Andrew Clark Carvings Case Study

Case StudySEOWeb Design

In short

Andrew Clark Carvings is a one-person chainsaw carving studio in rural Gloucestershire that outranks Etsy, Amazon and large retailers for its niche searches. By building a focused, single-niche website around how buyers actually search, with clear categories, real workshop photos and strong trust signals, a tiny maker beat the marketplaces on relevance.

How A Small Chainsaw Carver Outranks Huge Corporations

Andrew Clark Carvings is a one-person chainsaw carving studio in rural Gloucestershire, specialising in hand-carved wooden bears and other wildlife sculptures.
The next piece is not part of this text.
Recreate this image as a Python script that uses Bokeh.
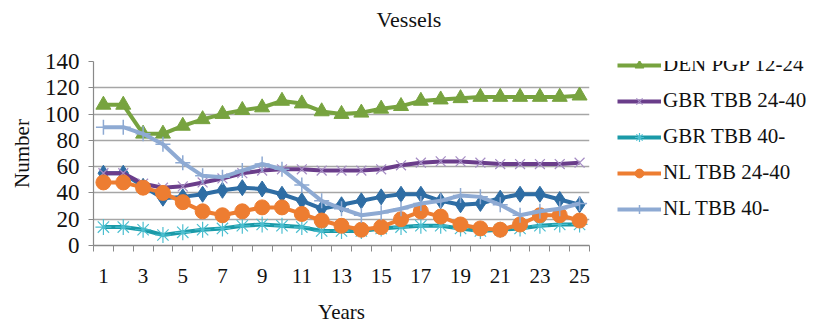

By building a clean, fast, tightly focused ecommerce site and pairing it with solid on-page SEO, his small brand ranks on page one, and in some cases above huge marketplaces like Etsy and Amazon, for commercial searches around chainsaw carvings in the UK. This case study shows how strong web design and SEO foundations let a tiny workshop outshine big platforms in search.

About Andrew Clark Carvings

Andrew Clark Carvings is a specialist chainsaw carver creating:

  • Wooden bear carvings in different poses and sizes
  • Owls, rabbits and other woodland animals
  • One-off, made-to-order pieces based on customer ideas

Every carving is made from a single block of wood, typically locally sourced cedar. The carvings are designed to live outdoors, in gardens, on patios, at lodge entrances, on woodland paths or outside pubs and cafes.

The business is small and personal: one craftsman, one workshop, and a steady stream of orders from across the UK.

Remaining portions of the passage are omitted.